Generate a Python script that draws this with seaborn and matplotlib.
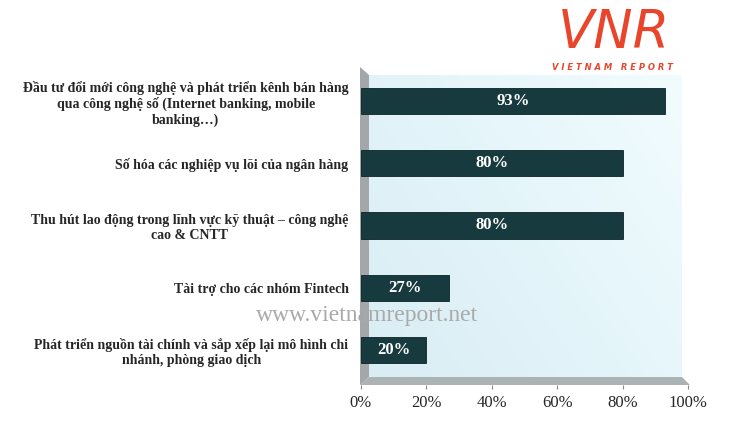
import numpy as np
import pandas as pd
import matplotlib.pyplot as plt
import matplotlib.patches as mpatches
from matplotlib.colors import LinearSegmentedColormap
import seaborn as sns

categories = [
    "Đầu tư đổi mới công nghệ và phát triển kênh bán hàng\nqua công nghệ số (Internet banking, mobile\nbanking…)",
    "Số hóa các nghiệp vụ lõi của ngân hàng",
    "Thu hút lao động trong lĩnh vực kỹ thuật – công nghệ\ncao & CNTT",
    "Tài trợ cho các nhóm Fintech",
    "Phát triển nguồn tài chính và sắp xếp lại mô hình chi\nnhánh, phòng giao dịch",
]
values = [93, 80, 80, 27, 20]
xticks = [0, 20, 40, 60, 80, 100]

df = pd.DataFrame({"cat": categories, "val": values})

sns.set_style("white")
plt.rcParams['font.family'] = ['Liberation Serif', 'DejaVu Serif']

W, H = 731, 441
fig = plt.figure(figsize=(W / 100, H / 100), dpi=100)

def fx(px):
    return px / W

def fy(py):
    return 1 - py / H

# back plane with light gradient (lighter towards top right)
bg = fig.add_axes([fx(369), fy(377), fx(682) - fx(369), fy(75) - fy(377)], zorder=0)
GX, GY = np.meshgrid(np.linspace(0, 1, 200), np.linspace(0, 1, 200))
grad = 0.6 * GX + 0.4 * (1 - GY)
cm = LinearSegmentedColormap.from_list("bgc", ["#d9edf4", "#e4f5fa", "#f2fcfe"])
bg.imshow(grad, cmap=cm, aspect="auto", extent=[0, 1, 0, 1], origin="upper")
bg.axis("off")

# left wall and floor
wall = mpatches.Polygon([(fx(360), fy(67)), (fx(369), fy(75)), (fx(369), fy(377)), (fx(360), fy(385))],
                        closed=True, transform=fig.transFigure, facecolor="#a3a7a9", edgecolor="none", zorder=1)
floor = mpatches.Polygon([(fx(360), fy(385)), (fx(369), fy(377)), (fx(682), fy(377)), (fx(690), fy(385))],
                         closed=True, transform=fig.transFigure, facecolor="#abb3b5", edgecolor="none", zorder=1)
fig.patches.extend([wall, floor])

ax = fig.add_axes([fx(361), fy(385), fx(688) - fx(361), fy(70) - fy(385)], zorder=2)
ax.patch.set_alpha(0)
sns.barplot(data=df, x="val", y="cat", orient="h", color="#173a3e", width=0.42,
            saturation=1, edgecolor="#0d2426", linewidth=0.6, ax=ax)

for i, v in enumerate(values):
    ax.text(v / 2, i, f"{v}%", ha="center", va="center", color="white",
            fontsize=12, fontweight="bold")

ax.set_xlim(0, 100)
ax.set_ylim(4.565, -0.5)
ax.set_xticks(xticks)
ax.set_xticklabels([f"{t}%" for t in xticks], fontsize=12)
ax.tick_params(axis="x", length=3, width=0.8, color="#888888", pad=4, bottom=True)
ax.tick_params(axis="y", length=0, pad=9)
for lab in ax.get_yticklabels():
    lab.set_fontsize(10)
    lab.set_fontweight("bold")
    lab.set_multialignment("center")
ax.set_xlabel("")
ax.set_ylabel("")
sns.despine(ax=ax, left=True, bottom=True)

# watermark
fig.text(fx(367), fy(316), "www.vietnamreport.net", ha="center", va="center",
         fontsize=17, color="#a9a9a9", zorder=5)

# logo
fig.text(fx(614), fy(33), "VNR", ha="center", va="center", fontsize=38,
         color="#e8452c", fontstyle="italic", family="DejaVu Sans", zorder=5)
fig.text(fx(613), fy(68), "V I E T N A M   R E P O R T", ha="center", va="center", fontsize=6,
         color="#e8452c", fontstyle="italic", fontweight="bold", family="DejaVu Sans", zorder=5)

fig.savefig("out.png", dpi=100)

******************************

* SHORT TASK
From the top of the listing above, repeat each line exactly until you reach the line containing "return 1 - py / H", and repeat that one too. Leave the pictures out.

* RESPONSE TO THIS TASK
Generate a Python script that draws this with seaborn and matplotlib.
import numpy as np
import pandas as pd
import matplotlib.pyplot as plt
import matplotlib.patches as mpatches
from matplotlib.colors import LinearSegmentedColormap
import seaborn as sns

categories = [
    "Đầu tư đổi mới công nghệ và phát triển kênh bán hàng\nqua công nghệ số (Internet banking, mobile\nbanking…)",
    "Số hóa các nghiệp vụ lõi của ngân hàng",
    "Thu hút lao động trong lĩnh vực kỹ thuật – công nghệ\ncao & CNTT",
    "Tài trợ cho các nhóm Fintech",
    "Phát triển nguồn tài chính và sắp xếp lại mô hình chi\nnhánh, phòng giao dịch",
]
values = [93, 80, 80, 27, 20]
xticks = [0, 20, 40, 60, 80, 100]

df = pd.DataFrame({"cat": categories, "val": values})

sns.set_style("white")
plt.rcParams['font.family'] = ['Liberation Serif', 'DejaVu Serif']

W, H = 731, 441
fig = plt.figure(figsize=(W / 100, H / 100), dpi=100)

def fx(px):
    return px / W

def fy(py):
    return 1 - py / H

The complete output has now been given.